▸ SHORT TASK
Word for word, transcribe the lines below and drop the pictures.

▸ GIVEN MATERIAL
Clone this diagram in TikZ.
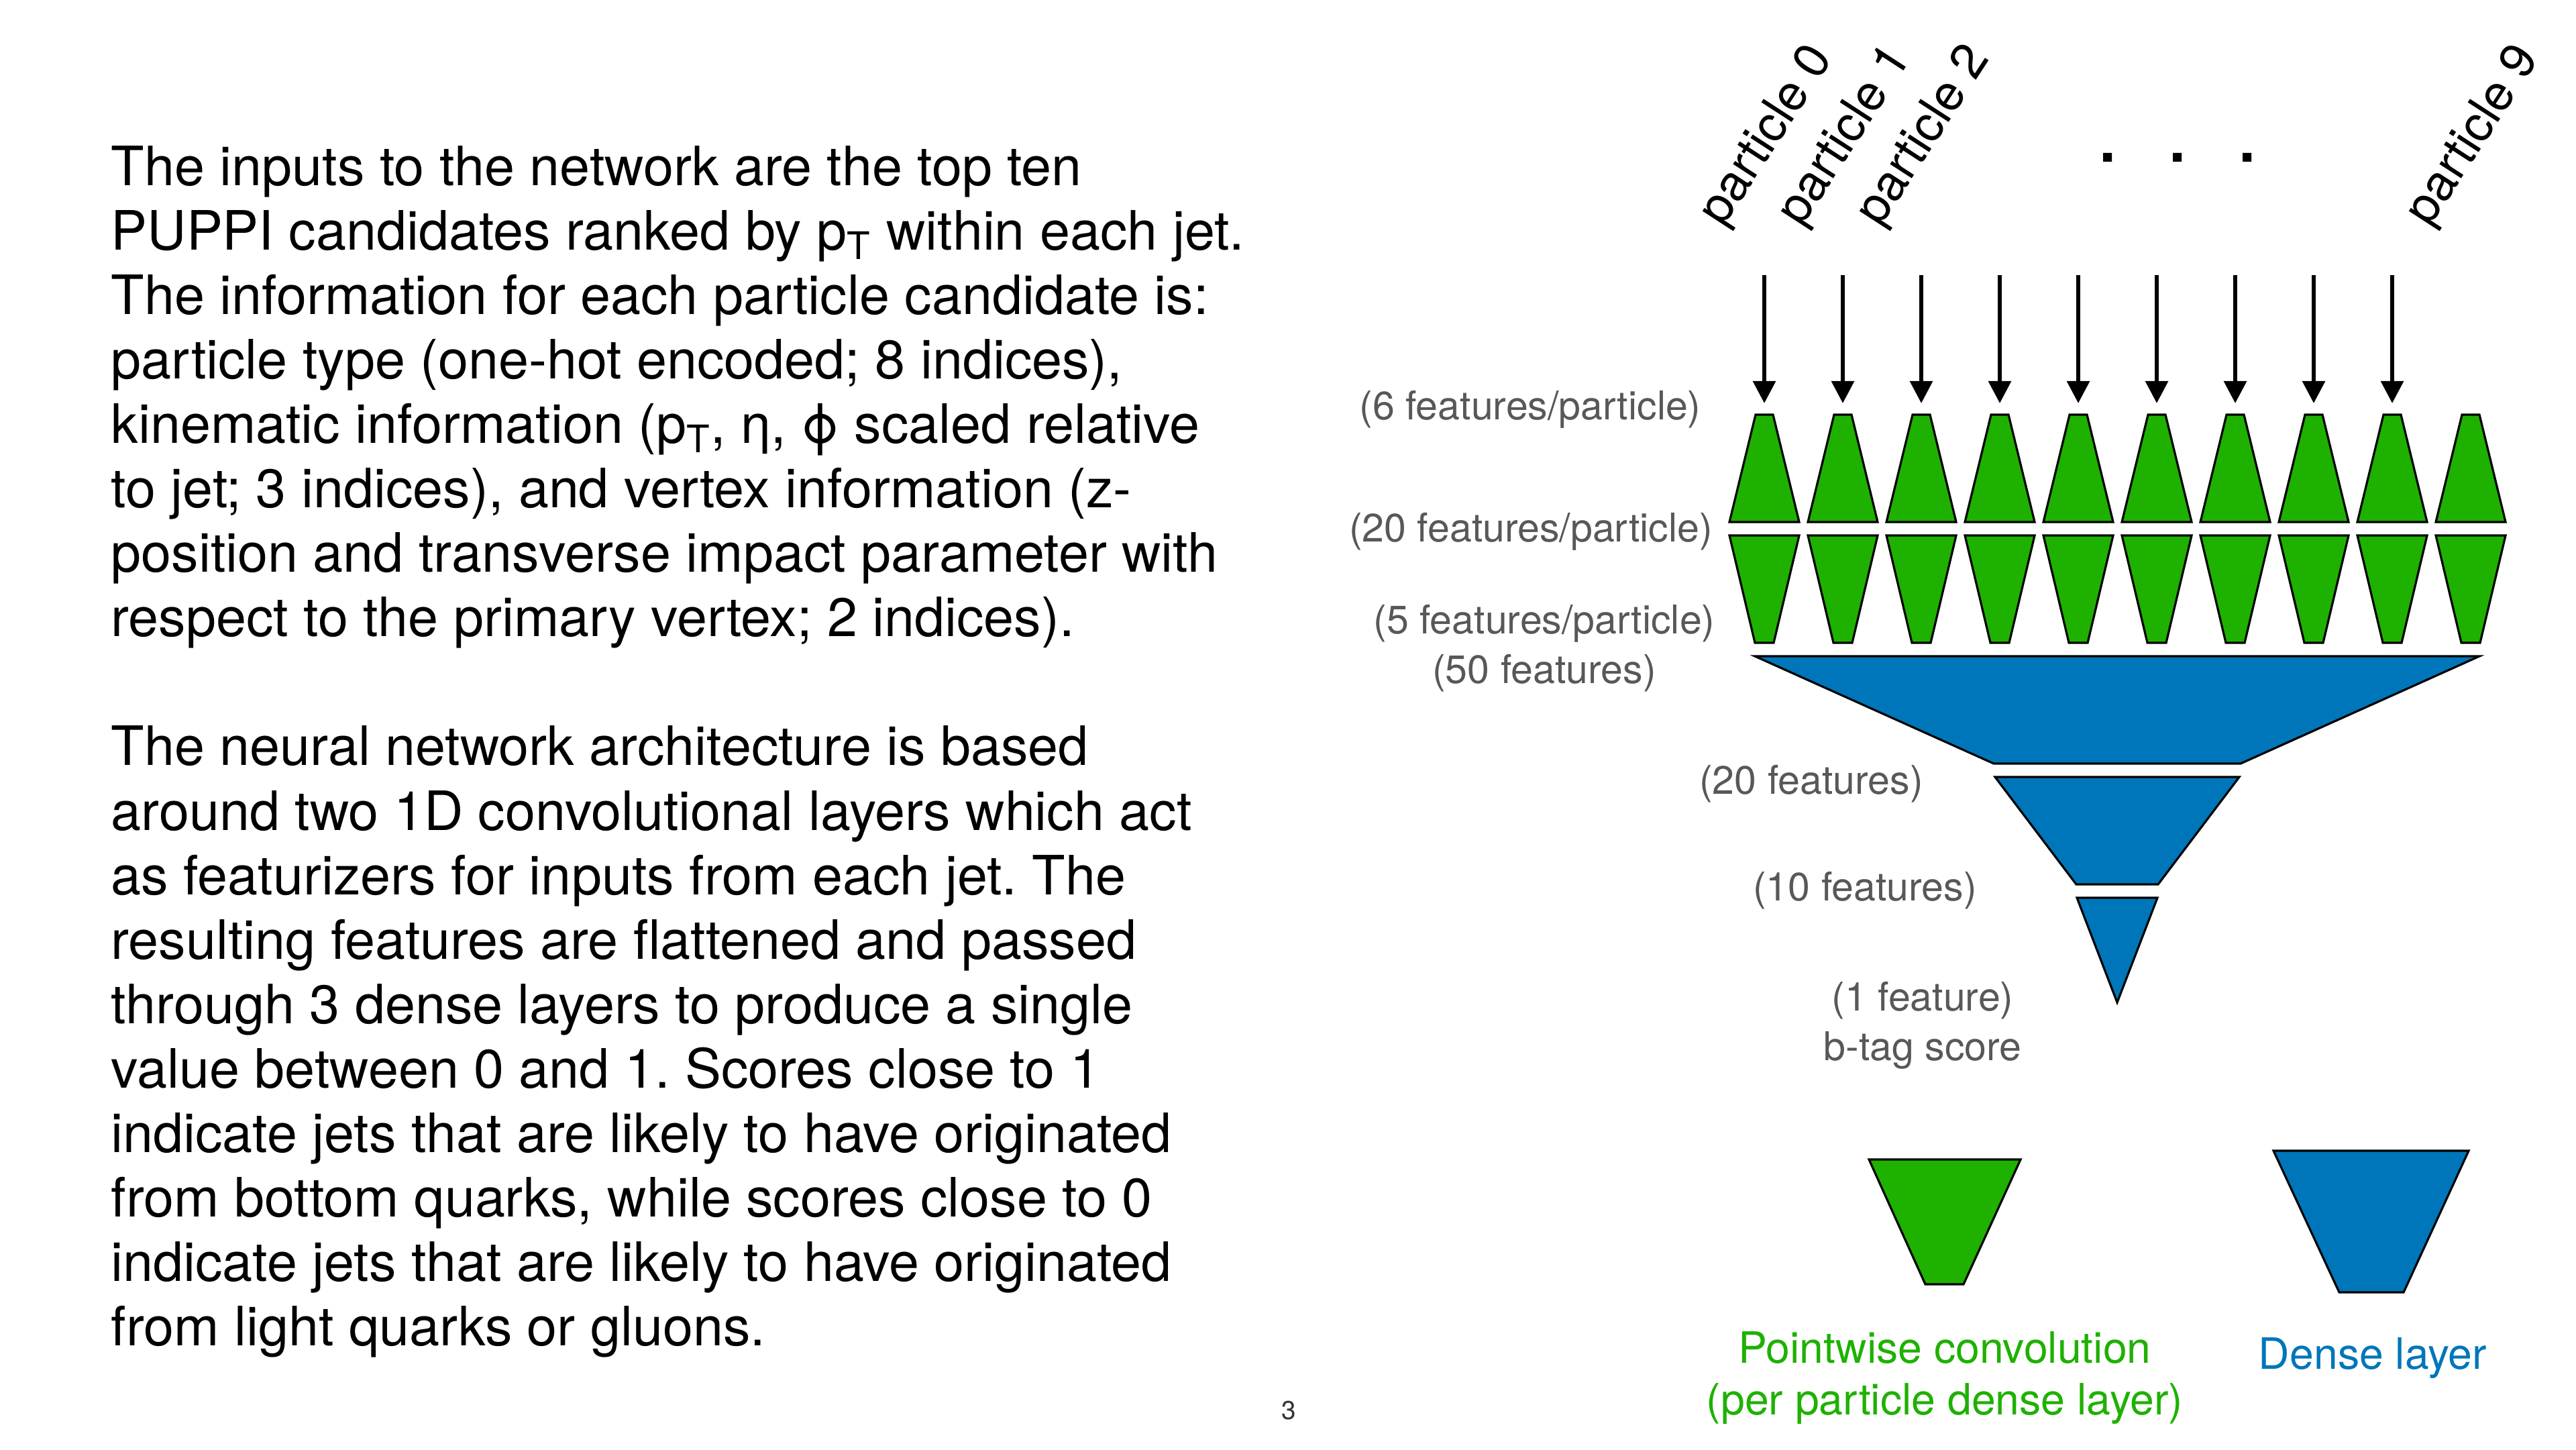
\documentclass[tikz,border=0pt]{standalone}
\usepackage{fontspec}
\setmainfont{TeX Gyre Heros}
\usepackage{tikz}
\usetikzlibrary{arrows.meta, positioning, calc}
\definecolor{convgreen}{RGB}{30, 177, 0}
\definecolor{denseblue}{RGB}{0, 118, 186}
\definecolor{labelgray}{RGB}{88, 88, 88}
\frenchspacing

\begin{document}
\begin{tikzpicture}[x=0.01cm, y=-0.01cm,
        conv/.style={draw=black, line width=0.9pt, fill=convgreen, line join=miter},
        dense/.style={draw=black, line width=0.9pt, fill=denseblue, line join=miter},
        feed/.style={line width=1.7pt, -{Triangle[width=3.3mm, length=3.3mm]}, shorten >=1.7mm},
        size/.style={labelgray, font=\fontsize{16.8}{20.9}\selectfont, align=center, anchor=base},
        particle/.style={font=\fontsize{21}{25}\selectfont, rotate=57}]
        \useasboundingbox[fill=white] (0,0) rectangle (3840,2160);
        % slide text (base anchor sits on the last line)
        \node[anchor=base west, align=left, inner sep=0pt, font=\fontsize{23}{27.3}\selectfont] (desc) at (165,2005)
            {The inputs to the network are the top ten\\
             PUPPI candidates ranked by p\textsubscript{T} within each jet.\\
             The information for each particle candidate is:\\
             particle type (one-hot encoded; 8 indices),\\
             kinematic information (p\textsubscript{T}, η, ϕ scaled relative\\
             to jet; 3 indices), and vertex information (z-\\
             position and transverse impact parameter with\\
             respect to the primary vertex; 2 indices).\\[27.3pt]
             The neural network architecture is based\\
             around two 1D convolutional layers which act\\
             as featurizers for inputs from each jet. The\\
             resulting features are flattened and passed\\
             through 3 dense layers to produce a single\\
             value between 0 and 1. Scores close to 1\\
             indicate jets that are likely to have originated\\
             from bottom quarks, while scores close to 0\\
             indicate jets that are likely to have originated\\
             from light quarks or gluons.};
        \node[font=\fontsize{11}{13}\selectfont, black!80] (page) at (1921,2102) {3};
        % particle inputs
        \foreach \i in {0,1,2,9}
            \node[particle] (part\i) at (2635+117*\i,203) {particle \i};
        \node[font=\fontsize{36}{36}\selectfont, anchor=base] (dots) at (3246,241) {.\hspace{0.69cm}.\hspace{0.69cm}.};
        % two pointwise convolutions
        \foreach \i in {0,...,9} {
            \pgfmathsetmacro{\cx}{2630+117*\i}
            \draw[conv] (\cx-13,618) -- (\cx+13,618) -- (\cx+52,778) -- (\cx-52,778) -- cycle;
            \draw[conv] (\cx-52,798) -- (\cx+52,798) -- (\cx+14,958) -- (\cx-14,958) -- cycle;
            \coordinate (cA\i) at (\cx,618);
        }
        \foreach \i in {0,...,8} {
            \coordinate (in\i) at (2630+117*\i,410);
            \draw[feed] (in\i) -- (cA\i);
        }
        % dense layers
        \draw[dense] (2616,978) -- (3696,978) -- (3340,1138) -- (2972,1138) -- cycle;
        \draw[dense] (2974,1158) -- (3338,1158) -- (3217,1318) -- (3095,1318) -- cycle;
        \draw[dense] (3096,1338) -- (3216,1338) -- (3156,1494) -- cycle;
        % sizes
        \node[size] (s6) at (2281,625) {(6 features/particle)};
        \node[size] (s20) at (2282,807) {(20 features/particle)};
        \node[size] (s5) at (2302,1018) {(5 features/particle)\\(50 features)};
        \node[size] (d20) at (2700,1183) {(20 features)};
        \node[size] (d10) at (2780,1342) {(10 features)};
        \node[size] (d1) at (2866,1580) {(1 feature)\\b-tag score};
        % key
        \draw[conv] (2786,1728) -- (3012,1728) -- (2927,1914) -- (2870,1914) -- cycle;
        \draw[dense] (3389,1715) -- (3680,1715) -- (3583,1926) -- (3487,1926) -- cycle;
        \node[anchor=base, align=center, convgreen, font=\fontsize{18.3}{21.9}\selectfont] (convkey) at (2899,2108)
            {Pointwise convolution\\(per particle dense layer)};
        \node[anchor=base, denseblue, font=\fontsize{18.3}{21.9}\selectfont] (densekey) at (3537,2040) {Dense layer};
    \end{tikzpicture}
\end{document}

▸ EXERCISE RESPONSE
Clone this diagram in TikZ.
\documentclass[tikz,border=0pt]{standalone}
\usepackage{fontspec}
\setmainfont{TeX Gyre Heros}
\usepackage{tikz}
\usetikzlibrary{arrows.meta, positioning, calc}
\definecolor{convgreen}{RGB}{30, 177, 0}
\definecolor{denseblue}{RGB}{0, 118, 186}
\definecolor{labelgray}{RGB}{88, 88, 88}
\frenchspacing

\begin{document}
\begin{tikzpicture}[x=0.01cm, y=-0.01cm,
        conv/.style={draw=black, line width=0.9pt, fill=convgreen, line join=miter},
        dense/.style={draw=black, line width=0.9pt, fill=denseblue, line join=miter},
        feed/.style={line width=1.7pt, -{Triangle[width=3.3mm, length=3.3mm]}, shorten >=1.7mm},
        size/.style={labelgray, font=\fontsize{16.8}{20.9}\selectfont, align=center, anchor=base},
        particle/.style={font=\fontsize{21}{25}\selectfont, rotate=57}]
        \useasboundingbox[fill=white] (0,0) rectangle (3840,2160);
        % slide text (base anchor sits on the last line)
        \node[anchor=base west, align=left, inner sep=0pt, font=\fontsize{23}{27.3}\selectfont] (desc) at (165,2005)
            {The inputs to the network are the top ten\\
             PUPPI candidates ranked by p\textsubscript{T} within each jet.\\
             The information for each particle candidate is:\\
             particle type (one-hot encoded; 8 indices),\\
             kinematic information (p\textsubscript{T}, η, ϕ scaled relative\\
             to jet; 3 indices), and vertex information (z-\\
             position and transverse impact parameter with\\
             respect to the primary vertex; 2 indices).\\[27.3pt]
             The neural network architecture is based\\
             around two 1D convolutional layers which act\\
             as featurizers for inputs from each jet. The\\
             resulting features are flattened and passed\\
             through 3 dense layers to produce a single\\
             value between 0 and 1. Scores close to 1\\
             indicate jets that are likely to have originated\\
             from bottom quarks, while scores close to 0\\
             indicate jets that are likely to have originated\\
             from light quarks or gluons.};
        \node[font=\fontsize{11}{13}\selectfont, black!80] (page) at (1921,2102) {3};
        % particle inputs
        \foreach \i in {0,1,2,9}
            \node[particle] (part\i) at (2635+117*\i,203) {particle \i};
        \node[font=\fontsize{36}{36}\selectfont, anchor=base] (dots) at (3246,241) {.\hspace{0.69cm}.\hspace{0.69cm}.};
        % two pointwise convolutions
        \foreach \i in {0,...,9} {
            \pgfmathsetmacro{\cx}{2630+117*\i}
            \draw[conv] (\cx-13,618) -- (\cx+13,618) -- (\cx+52,778) -- (\cx-52,778) -- cycle;
            \draw[conv] (\cx-52,798) -- (\cx+52,798) -- (\cx+14,958) -- (\cx-14,958) -- cycle;
            \coordinate (cA\i) at (\cx,618);
        }
        \foreach \i in {0,...,8} {
            \coordinate (in\i) at (2630+117*\i,410);
            \draw[feed] (in\i) -- (cA\i);
        }
        % dense layers
        \draw[dense] (2616,978) -- (3696,978) -- (3340,1138) -- (2972,1138) -- cycle;
        \draw[dense] (2974,1158) -- (3338,1158) -- (3217,1318) -- (3095,1318) -- cycle;
        \draw[dense] (3096,1338) -- (3216,1338) -- (3156,1494) -- cycle;
        % sizes
        \node[size] (s6) at (2281,625) {(6 features/particle)};
        \node[size] (s20) at (2282,807) {(20 features/particle)};
        \node[size] (s5) at (2302,1018) {(5 features/particle)\\(50 features)};
        \node[size] (d20) at (2700,1183) {(20 features)};
        \node[size] (d10) at (2780,1342) {(10 features)};
        \node[size] (d1) at (2866,1580) {(1 feature)\\b-tag score};
        % key
        \draw[conv] (2786,1728) -- (3012,1728) -- (2927,1914) -- (2870,1914) -- cycle;
        \draw[dense] (3389,1715) -- (3680,1715) -- (3583,1926) -- (3487,1926) -- cycle;
        \node[anchor=base, align=center, convgreen, font=\fontsize{18.3}{21.9}\selectfont] (convkey) at (2899,2108)
            {Pointwise convolution\\(per particle dense layer)};
        \node[anchor=base, denseblue, font=\fontsize{18.3}{21.9}\selectfont] (densekey) at (3537,2040) {Dense layer};
    \end{tikzpicture}
\end{document}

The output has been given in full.